RBZ’s Mangudya clarifies export incentive


HARARE – The central bank has moved to clarify on how it intends to award tobacco exporters with a five percent export bonus, following concerns around the printing of bond notes as a way of disbursing the proposed levy.

In a statement released to business last week, the Reserve Bank of Zimbabwe (RBZ) announced that 50 percent of all proceeds from tobacco drawdowns released for purposes of purchasing the golden leaf by merchants was to be transferred into the central bank’s nostro account.

“… proceeds from tobacco drawdowns or tobacco offshore facilities disbursed for purposes of purchasing tobacco on the auction floors by tobacco merchants, shall be transferred to RBZ’s nostro account immediately on drawdown of such proceeds,” the central bank said.

The apex bank also highlighted that upon receipt of drawdown of loan proceeds, RBZ was to immediately credit the same amount in United States Dollar (US$) to the Authorised Dealer’s RTGS Account for the account of the tobacco merchant and facilitate payments to various beneficiary tobacco growers’ accounts.

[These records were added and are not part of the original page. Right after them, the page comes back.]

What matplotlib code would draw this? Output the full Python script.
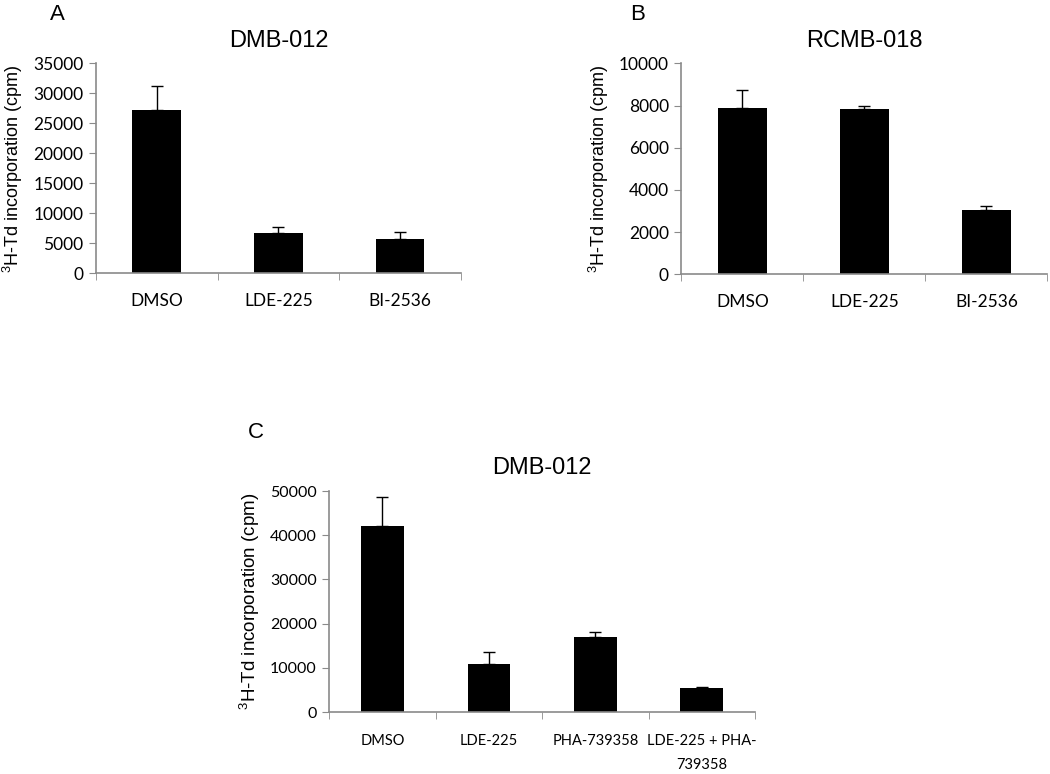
import numpy as np
import matplotlib.pyplot as plt

# panel A - DMB-012
cats_a = ['DMSO', 'LDE-225', 'BI-2536']
vals_a = [27250, 6680, 5770]
err_a = [4000, 1100, 1060]

# panel B - RCMB-018
cats_b = ['DMSO', 'LDE-225', 'BI-2536']
vals_b = [7900, 7820, 3060]
err_b = [840, 160, 190]

# panel C - DMB-012
cats_c = ['DMSO', 'LDE-225', 'PHA-739358', 'LDE-225 + PHA-\n739358']
vals_c = [42150, 10930, 16900, 5360]
err_c = [6400, 2700, 1200, 360]

ylabel = '$^3$H-Td incorporation (cpm)'
spine_col = '#8a8a8a'
title_font = ['Liberation Sans', 'DejaVu Sans']
tick_font = ['Lato', 'DejaVu Sans']

plt.rcParams['mathtext.fontset'] = 'custom'
plt.rcParams['mathtext.rm'] = 'Liberation Sans'

fig = plt.figure(figsize=(10.5, 7.74), dpi=100)


def bar_panel(rect, cats, vals, err, ymax, ystep, title, letter, letter_xy,
              xtick_size=12.5, ytick_size=12.5, label_size=13, xpad=14):
    ax = fig.add_axes(rect)
    x = np.arange(len(cats))
    ax.bar(x, vals, width=0.4, color='black', zorder=2)
    ax.errorbar(x, vals, yerr=[np.zeros(len(err)), err], fmt='none',
                ecolor='black', elinewidth=1, capsize=4, capthick=1, zorder=3)
    ax.set_xlim(-0.5, len(cats) - 0.5)
    ax.set_ylim(0, ymax)
    ax.set_yticks(np.arange(0, ymax + 1, ystep))
    ax.set_xticks(x)
    ax.set_xticklabels(cats, family=tick_font, fontsize=xtick_size, linespacing=1.9,
                       va='top')
    ax.set_xticks(np.arange(-0.5, len(cats), 1.0), minor=True)
    ax.tick_params(axis='x', which='major', length=0, pad=xpad)
    ax.tick_params(axis='x', which='minor', length=5, color=spine_col, direction='out')
    ax.tick_params(axis='y', length=5, color=spine_col, direction='out', pad=4)
    for lab in ax.get_yticklabels():
        lab.set_family(tick_font)
        lab.set_fontsize(ytick_size)
    for s in ['top', 'right']:
        ax.spines[s].set_visible(False)
    for s in ['left', 'bottom']:
        ax.spines[s].set_color(spine_col)
        ax.spines[s].set_linewidth(1.2)
    ax.set_ylabel(ylabel, family=title_font, fontsize=label_size, labelpad=6)
    ax.set_title(title, family=title_font, fontsize=17, pad=12)
    fig.text(letter_xy[0], letter_xy[1], letter, family=title_font, fontsize=16,
             ha='center', va='center')
    return ax


bar_panel([0.0914, 0.6469, 0.3476, 0.2713], cats_a, vals_a, err_a, 35000, 5000,
          'DMB-012', 'A', (57 / 1050, 1 - 14 / 774))
bar_panel([0.6489, 0.6456, 0.3486, 0.2726], cats_b, vals_b, err_b, 10000, 2000,
          'RCMB-018', 'B', (638 / 1050, 1 - 14 / 774))
bar_panel([0.3136, 0.0801, 0.4054, 0.2855], cats_c, vals_c, err_c, 50000, 10000,
          'DMB-012', 'C', (256 / 1050, 1 - 433 / 774),
          xtick_size=10.5, ytick_size=11.5, label_size=13.5, xpad=16)

fig.savefig('out.png', dpi=100, facecolor='white')
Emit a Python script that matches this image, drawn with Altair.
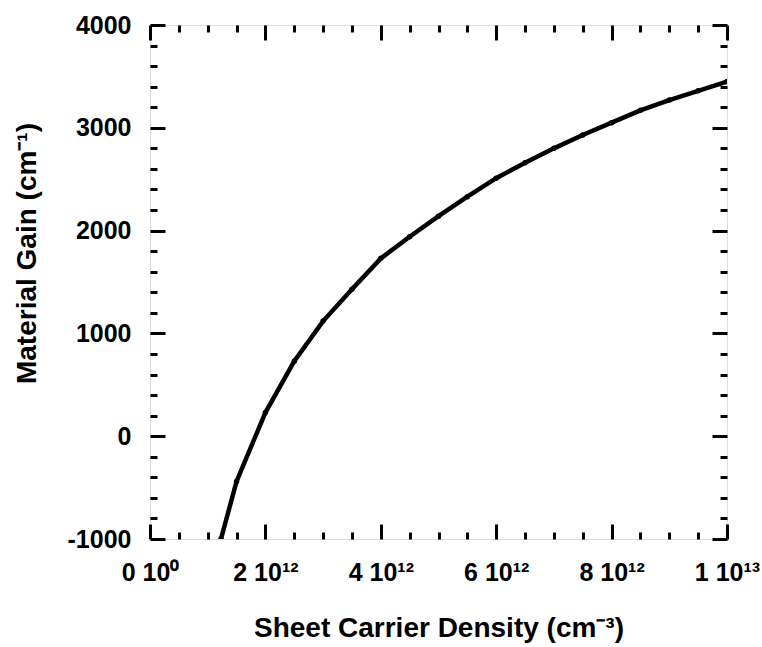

“Upon value addition (tobacco) processing and export of tobacco, the tobacco merchant shall benefit from the five percent export incentive based on the value addition component, upon the full acquittal of the Form CD1,” RBZ said.

The central bank also announced that 50 percent of all new foreign exchange receipts from export of goods and services denominated in US$ were to be submitted to RBZ immediately on receipt, with the remaining 50 percent being credited into the exporter’s FCA in US$.

“On receipt of the 50 percent export proceeds into its nostro, RBZ shall immediately credit the same amount plus the five percent export incentive /bonus in US$ into the Authorised Dealer’s RTGS Account for the account of the exporter,” RBZ said.

This comes as the central bank governor John Mangudya has been under fire from various quarters concerning the administration of the proposed levy, which he plans to disburse through bond notes.

Mangudya last week had to defend himself in front of a parliamentary committee, arguing that contrary to popular belief that the notes were government’s way of sneaking the notorious local currency back into the system, the notes were aimed at incentivising exporters to increase production.

The planned bond notes are backed by a new $200 million bond facility from Afreximbank.

After the announcement, tobacco farmers rioted demanding to get their tobacco earnings in cash excess of the limited $1 000 daily withdraws.

Mangudya, who capitulated under pressure and allowed farmers to receive up to $10 000 per day, conceded that the recent policy pronouncements were misunderstood by the public.

Meanwhile, RBZ has since removed its requirement for the apportionment of 50 percent of foreign exchange receipts into 40 percent South African rands and 10 percent Euro, following concerns from industry that the move was ill-advised.